In his dissent, Thomas claimed the existence of “a fierce public debate over how best to help minors with gender dysphoria” and that the state had “silenced one side of this debate.”
In a separate brief opinion, Alito said the case “presents a question of national importance” that clearly implicates free speech issues.
Conversion therapy became infamous after the 2007 “South Park” episode “Cartman Sucks.” Butters Stotch’s parents think he is “bi-curious” and send to him a pray-the-gay-away camp, where several youth commit suicide after being told they are sexually confused.
More than 75,000 LGBT youth in the United States and before they reach adulthood will be subjected to the dangerous and discredited practice of conversion therapy from a licensed healthcare professional or a religious or spiritual advisory, according to a 2018 study from the Williams Institute at the UCLA School of Law.
Every respected medical and mental health organization in the world considers attempts to change sexual orientation and gender identity potentially dangerous.
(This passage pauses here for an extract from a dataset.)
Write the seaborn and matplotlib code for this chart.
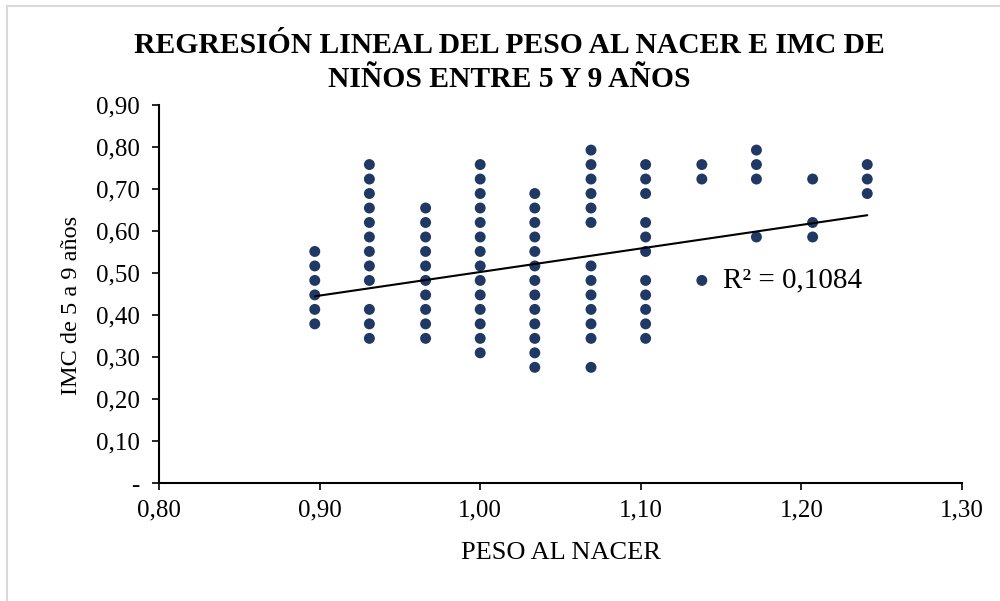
import numpy as np
import pandas as pd
import seaborn as sns
import matplotlib.pyplot as plt
from matplotlib.ticker import FuncFormatter
from matplotlib.patches import Rectangle

# valores en pasos de 1/29
peso_cols = [0.897, 0.931, 0.966, 1.000, 1.034, 1.069, 1.103, 1.138, 1.172, 1.207, 1.241]
imc_k = [
    [11, 12, 13, 14, 15, 16],
    [10, 11, 12, 14, 15, 16, 17, 18, 19, 20, 21, 22],
    [10, 11, 12, 13, 14, 15, 16, 17, 18, 19],
    [9, 10, 11, 12, 13, 14, 15, 16, 17, 18, 19, 20, 21, 22],
    [8, 9, 10, 11, 12, 13, 14, 15, 16, 17, 18, 19, 20],
    [8, 10, 11, 12, 13, 14, 15, 18, 19, 20, 21, 22, 23],
    [10, 11, 12, 13, 14, 16, 17, 18, 20, 21, 22],
    [14, 21, 22],
    [17, 21, 22, 23],
    [17, 18, 21],
    [20, 21, 22],
]
# linea de tendencia (Excel, datos completos)
trend_x = [0.897, 1.241]
trend_y = [0.445, 0.638]
r2_text = "R² = 0,1084"

peso = []
imc = []
for x, ks in zip(peso_cols, imc_k):
    for k in ks:
        peso.append(x)
        imc.append(k / 29)
df = pd.DataFrame({'peso': peso, 'imc': imc})

sns.set_style('white')
plt.rcParams['font.family'] = ['Liberation Serif', 'DejaVu Serif']
plt.rcParams['text.color'] = 'black'
plt.rcParams['axes.labelcolor'] = 'black'
plt.rcParams['xtick.color'] = 'black'
plt.rcParams['ytick.color'] = 'black'

fig = plt.figure(figsize=(10, 6.01), dpi=100)
ax = fig.add_axes([0.159, 0.196, 0.803, 0.629])

sns.scatterplot(data=df, x='peso', y='imc', color='#1F3864', s=62,
                edgecolor='none', ax=ax, zorder=3)
sns.lineplot(x=trend_x, y=trend_y, color='black', lw=1.5, ax=ax, zorder=4)

ax.set_xlim(0.8, 1.3)
ax.set_ylim(0, 0.9)
ax.set_xticks(np.arange(0.8, 1.31, 0.1))
ax.set_yticks(np.arange(0, 0.91, 0.1))
ax.xaxis.set_major_formatter(FuncFormatter(lambda v, p: f"{v:.2f}".replace('.', ',')))
ax.yaxis.set_major_formatter(FuncFormatter(
    lambda v, p: '-' if abs(v) < 1e-9 else f"{v:.2f}".replace('.', ',')))
ax.tick_params(axis='both', direction='out', length=5, width=1.2, color='black',
               labelsize=18, bottom=True, left=True)
ax.tick_params(axis='y', pad=9)
ax.tick_params(axis='x', pad=7)

for s in ['top', 'right']:
    ax.spines[s].set_visible(False)
for s in ['left', 'bottom']:
    ax.spines[s].set_color('black')
    ax.spines[s].set_linewidth(1.5)

ax.set_xlabel('PESO AL NACER', fontsize=19)
ax.set_ylabel('IMC de 5 a 9 años', fontsize=17.5)
ax.xaxis.set_label_coords(0.5, -0.155)
ax.yaxis.set_label_coords(-0.096, 0.47)

fig.text(0.509, 0.896, 'REGRESIÓN LINEAL DEL PESO AL NACER E IMC DE\nNIÑOS ENTRE 5 Y 9 AÑOS',
         ha='center', va='center', fontsize=21.3, fontweight='bold', linespacing=1.3)

ax.text(1.151, 0.483, r2_text, fontsize=21, ha='left', va='center')

# borde del area del grafico
fig.patches.append(Rectangle((0.007, -0.05), 1.1, 1.04, transform=fig.transFigure,
                             fill=False, edgecolor='#D9D9D9', lw=1.5))

fig.savefig('out.png', dpi=100)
The American Psychiatric Association says that sexual orientation change efforts can lead to “anxiety, depression, and self-destructive behavior,” including suicide.
The American Psychological Association says, “There is simply no sufficiently scientifically sound evidence that sexual orientation can be changed.”
Brian Tingley, a licensed marriage and family counselor, said the law violates his free speech rights under the Constitution’s First Amendment because the government is seeking to dictate what he says.
“The law clearly violates the First Amendment by censoring counselors like Brian, and that ultimately hurts his clients,” said John Bursch, a lawyer at Alliance Defending Freedom, a conservative Christian legal group that represents Tingley.
Tingley, his lawyers said in court papers, “believes that the sex each person receives at conception is not an accident or error but rather a gift from God” and sexual relationships should occur only “between one man and one woman mutually committed through marriage.”
Tingley markets his business on those grounds, serving clients who “want to become comfortable with their biological sex” or seek “help to direct their focus to opposite-sex relationships,” the lawyers said.
The Alliance Defending Freedom has had recent success arguing religious rights and related cases at the court.
Ferguson, defending the law, said in court papers that it was not a pressing issue considering that Tingley is the only licensed therapist in the state who has objected to it.
The state argued that the law, enacted in 2018, regulates conduct only as part of a professional licensing requirement and has only an incidental impact on speech rights.
The law prevents licensed therapists from conducting conversion therapy only in professional settings, Ferguson added, noting that it does not prevent similar counseling from taking place in other settings, including churches.